> _Problem requirements_: Pictures in the records should not be copied, but every other part must be repeated exactly.
* START *
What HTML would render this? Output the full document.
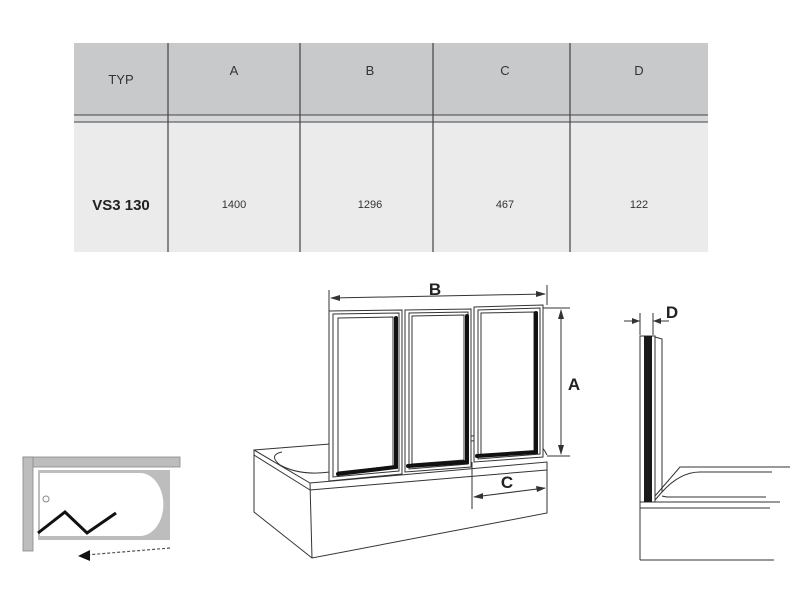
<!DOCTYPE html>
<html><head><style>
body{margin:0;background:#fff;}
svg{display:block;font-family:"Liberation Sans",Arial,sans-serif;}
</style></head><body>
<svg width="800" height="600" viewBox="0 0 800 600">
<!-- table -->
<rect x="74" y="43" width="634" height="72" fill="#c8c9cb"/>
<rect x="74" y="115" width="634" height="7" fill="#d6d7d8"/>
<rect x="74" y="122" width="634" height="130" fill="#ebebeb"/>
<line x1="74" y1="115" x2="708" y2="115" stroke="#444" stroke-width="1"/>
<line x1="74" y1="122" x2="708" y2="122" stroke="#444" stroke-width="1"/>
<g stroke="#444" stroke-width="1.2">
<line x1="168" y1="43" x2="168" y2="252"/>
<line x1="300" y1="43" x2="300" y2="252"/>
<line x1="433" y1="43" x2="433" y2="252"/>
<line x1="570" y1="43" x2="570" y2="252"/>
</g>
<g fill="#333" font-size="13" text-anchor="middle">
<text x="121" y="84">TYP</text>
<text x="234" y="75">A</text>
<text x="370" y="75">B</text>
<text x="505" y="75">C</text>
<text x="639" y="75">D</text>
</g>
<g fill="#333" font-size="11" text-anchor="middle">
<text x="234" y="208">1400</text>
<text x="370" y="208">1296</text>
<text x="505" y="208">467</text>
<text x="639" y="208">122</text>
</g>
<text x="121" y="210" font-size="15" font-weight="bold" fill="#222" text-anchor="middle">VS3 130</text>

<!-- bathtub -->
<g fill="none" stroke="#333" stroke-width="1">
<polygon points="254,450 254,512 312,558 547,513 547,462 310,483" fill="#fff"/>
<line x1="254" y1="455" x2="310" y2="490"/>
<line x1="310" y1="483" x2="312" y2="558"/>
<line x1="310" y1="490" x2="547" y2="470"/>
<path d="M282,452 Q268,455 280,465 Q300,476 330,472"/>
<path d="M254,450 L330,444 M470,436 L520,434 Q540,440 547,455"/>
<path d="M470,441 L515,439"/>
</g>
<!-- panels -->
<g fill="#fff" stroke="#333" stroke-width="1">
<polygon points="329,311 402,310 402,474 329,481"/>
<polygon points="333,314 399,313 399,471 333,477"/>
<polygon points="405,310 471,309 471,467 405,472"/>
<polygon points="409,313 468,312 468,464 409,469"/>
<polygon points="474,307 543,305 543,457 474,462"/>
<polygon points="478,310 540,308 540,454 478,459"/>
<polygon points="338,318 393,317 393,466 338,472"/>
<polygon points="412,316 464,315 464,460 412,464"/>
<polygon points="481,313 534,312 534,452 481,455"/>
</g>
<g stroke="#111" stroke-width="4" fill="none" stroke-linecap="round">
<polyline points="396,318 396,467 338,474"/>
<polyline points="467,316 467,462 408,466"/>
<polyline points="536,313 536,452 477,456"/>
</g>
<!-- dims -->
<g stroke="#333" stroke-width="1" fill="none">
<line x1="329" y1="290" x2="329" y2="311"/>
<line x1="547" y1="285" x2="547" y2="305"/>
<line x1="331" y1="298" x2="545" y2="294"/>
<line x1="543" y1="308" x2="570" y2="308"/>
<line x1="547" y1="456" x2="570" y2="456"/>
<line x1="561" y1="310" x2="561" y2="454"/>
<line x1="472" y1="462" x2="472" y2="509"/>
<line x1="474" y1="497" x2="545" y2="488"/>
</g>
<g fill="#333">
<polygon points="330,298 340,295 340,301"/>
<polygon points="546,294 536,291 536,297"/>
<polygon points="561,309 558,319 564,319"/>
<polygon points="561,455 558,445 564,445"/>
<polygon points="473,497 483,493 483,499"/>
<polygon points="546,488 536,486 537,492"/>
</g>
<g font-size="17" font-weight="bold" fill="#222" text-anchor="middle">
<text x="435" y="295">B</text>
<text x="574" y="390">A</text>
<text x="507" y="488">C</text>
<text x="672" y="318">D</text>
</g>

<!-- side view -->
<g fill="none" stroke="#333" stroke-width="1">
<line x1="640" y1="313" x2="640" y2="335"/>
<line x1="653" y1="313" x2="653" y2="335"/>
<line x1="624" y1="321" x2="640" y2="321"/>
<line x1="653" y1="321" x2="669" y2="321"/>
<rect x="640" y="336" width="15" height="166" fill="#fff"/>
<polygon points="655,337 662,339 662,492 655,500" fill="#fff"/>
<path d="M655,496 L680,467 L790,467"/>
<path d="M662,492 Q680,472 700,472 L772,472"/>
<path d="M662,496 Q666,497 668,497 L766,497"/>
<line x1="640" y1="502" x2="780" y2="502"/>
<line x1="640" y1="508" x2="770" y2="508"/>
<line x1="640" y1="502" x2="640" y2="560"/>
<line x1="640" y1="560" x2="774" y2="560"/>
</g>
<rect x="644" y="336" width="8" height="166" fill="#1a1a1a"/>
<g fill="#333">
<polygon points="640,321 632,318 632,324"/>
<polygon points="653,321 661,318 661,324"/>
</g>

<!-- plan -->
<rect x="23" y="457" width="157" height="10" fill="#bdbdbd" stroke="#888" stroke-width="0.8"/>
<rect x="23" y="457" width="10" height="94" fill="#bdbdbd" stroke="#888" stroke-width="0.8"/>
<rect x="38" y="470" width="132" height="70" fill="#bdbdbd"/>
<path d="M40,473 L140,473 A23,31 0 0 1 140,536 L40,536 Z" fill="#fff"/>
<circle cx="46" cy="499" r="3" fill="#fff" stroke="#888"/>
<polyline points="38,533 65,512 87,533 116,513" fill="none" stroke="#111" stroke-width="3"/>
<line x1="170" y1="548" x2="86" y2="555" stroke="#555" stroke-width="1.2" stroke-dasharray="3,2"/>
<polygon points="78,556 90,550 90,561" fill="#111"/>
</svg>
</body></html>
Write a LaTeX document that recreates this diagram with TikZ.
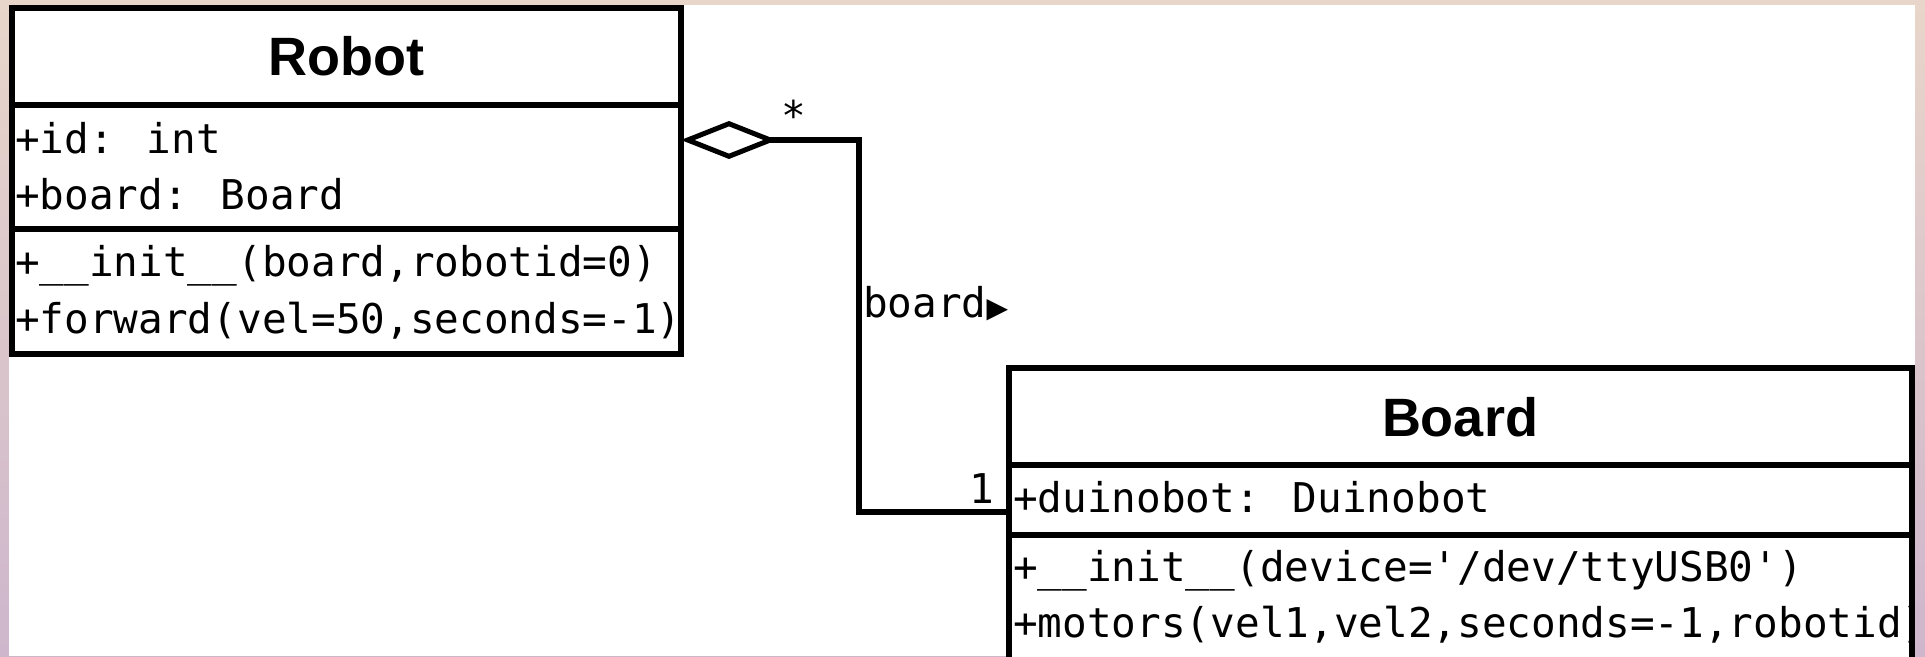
* END *
> _Full answer_:
What HTML would render this? Output the full document.
<!DOCTYPE html>
<html><head><style>
body{margin:0;background:#fff;}
svg{display:block;font-family:"Liberation Sans",Arial,sans-serif;}
</style></head><body>
<svg width="800" height="600" viewBox="0 0 800 600">
<!-- table -->
<rect x="74" y="43" width="634" height="72" fill="#c8c9cb"/>
<rect x="74" y="115" width="634" height="7" fill="#d6d7d8"/>
<rect x="74" y="122" width="634" height="130" fill="#ebebeb"/>
<line x1="74" y1="115" x2="708" y2="115" stroke="#444" stroke-width="1"/>
<line x1="74" y1="122" x2="708" y2="122" stroke="#444" stroke-width="1"/>
<g stroke="#444" stroke-width="1.2">
<line x1="168" y1="43" x2="168" y2="252"/>
<line x1="300" y1="43" x2="300" y2="252"/>
<line x1="433" y1="43" x2="433" y2="252"/>
<line x1="570" y1="43" x2="570" y2="252"/>
</g>
<g fill="#333" font-size="13" text-anchor="middle">
<text x="121" y="84">TYP</text>
<text x="234" y="75">A</text>
<text x="370" y="75">B</text>
<text x="505" y="75">C</text>
<text x="639" y="75">D</text>
</g>
<g fill="#333" font-size="11" text-anchor="middle">
<text x="234" y="208">1400</text>
<text x="370" y="208">1296</text>
<text x="505" y="208">467</text>
<text x="639" y="208">122</text>
</g>
<text x="121" y="210" font-size="15" font-weight="bold" fill="#222" text-anchor="middle">VS3 130</text>

<!-- bathtub -->
<g fill="none" stroke="#333" stroke-width="1">
<polygon points="254,450 254,512 312,558 547,513 547,462 310,483" fill="#fff"/>
<line x1="254" y1="455" x2="310" y2="490"/>
<line x1="310" y1="483" x2="312" y2="558"/>
<line x1="310" y1="490" x2="547" y2="470"/>
<path d="M282,452 Q268,455 280,465 Q300,476 330,472"/>
<path d="M254,450 L330,444 M470,436 L520,434 Q540,440 547,455"/>
<path d="M470,441 L515,439"/>
</g>
<!-- panels -->
<g fill="#fff" stroke="#333" stroke-width="1">
<polygon points="329,311 402,310 402,474 329,481"/>
<polygon points="333,314 399,313 399,471 333,477"/>
<polygon points="405,310 471,309 471,467 405,472"/>
<polygon points="409,313 468,312 468,464 409,469"/>
<polygon points="474,307 543,305 543,457 474,462"/>
<polygon points="478,310 540,308 540,454 478,459"/>
<polygon points="338,318 393,317 393,466 338,472"/>
<polygon points="412,316 464,315 464,460 412,464"/>
<polygon points="481,313 534,312 534,452 481,455"/>
</g>
<g stroke="#111" stroke-width="4" fill="none" stroke-linecap="round">
<polyline points="396,318 396,467 338,474"/>
<polyline points="467,316 467,462 408,466"/>
<polyline points="536,313 536,452 477,456"/>
</g>
<!-- dims -->
<g stroke="#333" stroke-width="1" fill="none">
<line x1="329" y1="290" x2="329" y2="311"/>
<line x1="547" y1="285" x2="547" y2="305"/>
<line x1="331" y1="298" x2="545" y2="294"/>
<line x1="543" y1="308" x2="570" y2="308"/>
<line x1="547" y1="456" x2="570" y2="456"/>
<line x1="561" y1="310" x2="561" y2="454"/>
<line x1="472" y1="462" x2="472" y2="509"/>
<line x1="474" y1="497" x2="545" y2="488"/>
</g>
<g fill="#333">
<polygon points="330,298 340,295 340,301"/>
<polygon points="546,294 536,291 536,297"/>
<polygon points="561,309 558,319 564,319"/>
<polygon points="561,455 558,445 564,445"/>
<polygon points="473,497 483,493 483,499"/>
<polygon points="546,488 536,486 537,492"/>
</g>
<g font-size="17" font-weight="bold" fill="#222" text-anchor="middle">
<text x="435" y="295">B</text>
<text x="574" y="390">A</text>
<text x="507" y="488">C</text>
<text x="672" y="318">D</text>
</g>

<!-- side view -->
<g fill="none" stroke="#333" stroke-width="1">
<line x1="640" y1="313" x2="640" y2="335"/>
<line x1="653" y1="313" x2="653" y2="335"/>
<line x1="624" y1="321" x2="640" y2="321"/>
<line x1="653" y1="321" x2="669" y2="321"/>
<rect x="640" y="336" width="15" height="166" fill="#fff"/>
<polygon points="655,337 662,339 662,492 655,500" fill="#fff"/>
<path d="M655,496 L680,467 L790,467"/>
<path d="M662,492 Q680,472 700,472 L772,472"/>
<path d="M662,496 Q666,497 668,497 L766,497"/>
<line x1="640" y1="502" x2="780" y2="502"/>
<line x1="640" y1="508" x2="770" y2="508"/>
<line x1="640" y1="502" x2="640" y2="560"/>
<line x1="640" y1="560" x2="774" y2="560"/>
</g>
<rect x="644" y="336" width="8" height="166" fill="#1a1a1a"/>
<g fill="#333">
<polygon points="640,321 632,318 632,324"/>
<polygon points="653,321 661,318 661,324"/>
</g>

<!-- plan -->
<rect x="23" y="457" width="157" height="10" fill="#bdbdbd" stroke="#888" stroke-width="0.8"/>
<rect x="23" y="457" width="10" height="94" fill="#bdbdbd" stroke="#888" stroke-width="0.8"/>
<rect x="38" y="470" width="132" height="70" fill="#bdbdbd"/>
<path d="M40,473 L140,473 A23,31 0 0 1 140,536 L40,536 Z" fill="#fff"/>
<circle cx="46" cy="499" r="3" fill="#fff" stroke="#888"/>
<polyline points="38,533 65,512 87,533 116,513" fill="none" stroke="#111" stroke-width="3"/>
<line x1="170" y1="548" x2="86" y2="555" stroke="#555" stroke-width="1.2" stroke-dasharray="3,2"/>
<polygon points="78,556 90,550 90,561" fill="#111"/>
</svg>
</body></html>
Write a LaTeX document that recreates this diagram with TikZ.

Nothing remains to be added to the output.